* AIM OF THE TASK: Print, word for word, every line from the beginning of the listing up to and including the line with "fig = go.Figure()". Pictures are to be excluded.

++++++++++++++++++++

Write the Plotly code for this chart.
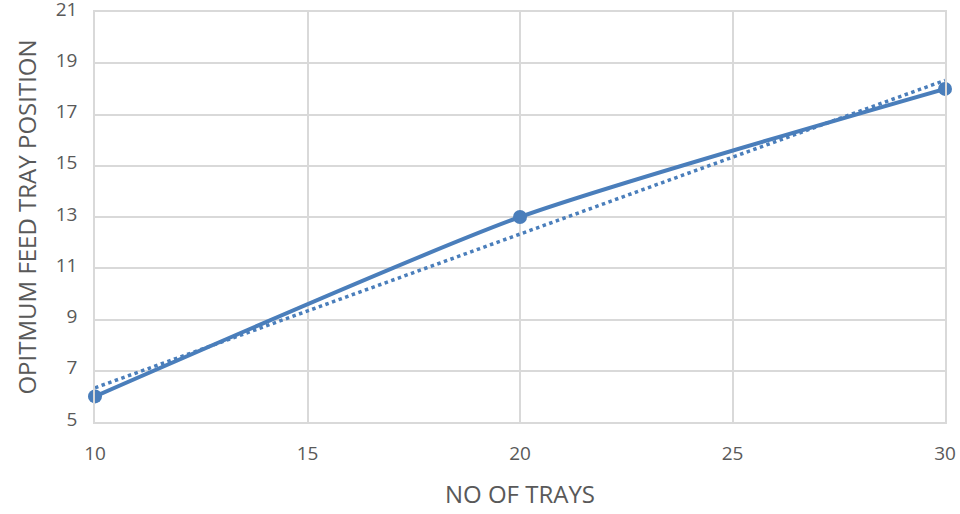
import numpy
import plotly.graph_objects as go

trays = [10, 20, 30]
feed_position = [6, 13, 18]

x_ticks = [10, 15, 20, 25, 30]
y_ticks = [5, 7, 9, 11, 13, 15, 17, 19, 21]

blue = '#4a7ebb'


def main():
    fig = go.Figure()

    # smoothed series line like the excel chart
    fig.add_trace(go.Scatter(x=trays,
                             y=feed_position,
                             mode='lines+markers',
                             line=dict(color=blue, width=4, shape='spline', smoothing=0.6),
                             marker=dict(size=14, color=blue),
                             cliponaxis=False,
                             showlegend=False))

    # linear trendline from the data
    slope, intercept = numpy.polyfit(trays, feed_position, 1)
    trend_x = [trays[0], trays[-1]]
    trend_y = [slope * v + intercept for v in trend_x]
    fig.add_trace(go.Scatter(x=trend_x,
                             y=trend_y,
                             mode='lines',
                             line=dict(color=blue, width=3.5, dash='dot'),
                             cliponaxis=False,
                             showlegend=False))

    axis_font = dict(family='Open Sans', size=19, color='#595959')
    title_font = dict(family='Open Sans', size=24, color='#595959')
    fig.update_xaxes(range=[10, 30], tickvals=x_ticks, showgrid=True, gridcolor='#d9d9d9',
                     gridwidth=1.5, zeroline=False, showline=True, linecolor='#d9d9d9',
                     linewidth=1.5, mirror=True, tickfont=axis_font,
                     ticks='outside', ticklen=13, tickcolor='rgba(0,0,0,0)',
                     automargin=False, ticklabeloverflow='allow',
                     title=dict(text='NO OF TRAYS', font=title_font, standoff=22))
    fig.update_yaxes(range=[5, 21], tickvals=y_ticks, showgrid=True, gridcolor='#d9d9d9',
                     gridwidth=1.5, zeroline=False, showline=True, linecolor='#d9d9d9',
                     linewidth=1.5, mirror=True, tickfont=axis_font,
                     ticks='outside', ticklen=12, tickcolor='rgba(0,0,0,0)',
                     ticklabelshift=-3,
                     automargin=False, ticklabeloverflow='allow',
                     title=dict(text='OPITMUM FEED TRAY POSITION', font=title_font, standoff=12))

    fig.update_layout(width=960, height=514,
                      margin=dict(l=95, r=15, t=12, b=92),
                      plot_bgcolor='white', paper_bgcolor='white')

    # page body has a default margin, remove it so the chart sits at the corner
    fig.write_html('out.html', config={'displayModeBar': False},
                   post_script="document.body.style.margin='0';")


if __name__ == '__main__':
    main()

++++++++++++++++++++

* ANSWER TO THIS EXERCISE:
Write the Plotly code for this chart.
import numpy
import plotly.graph_objects as go

trays = [10, 20, 30]
feed_position = [6, 13, 18]

x_ticks = [10, 15, 20, 25, 30]
y_ticks = [5, 7, 9, 11, 13, 15, 17, 19, 21]

blue = '#4a7ebb'


def main():
    fig = go.Figure()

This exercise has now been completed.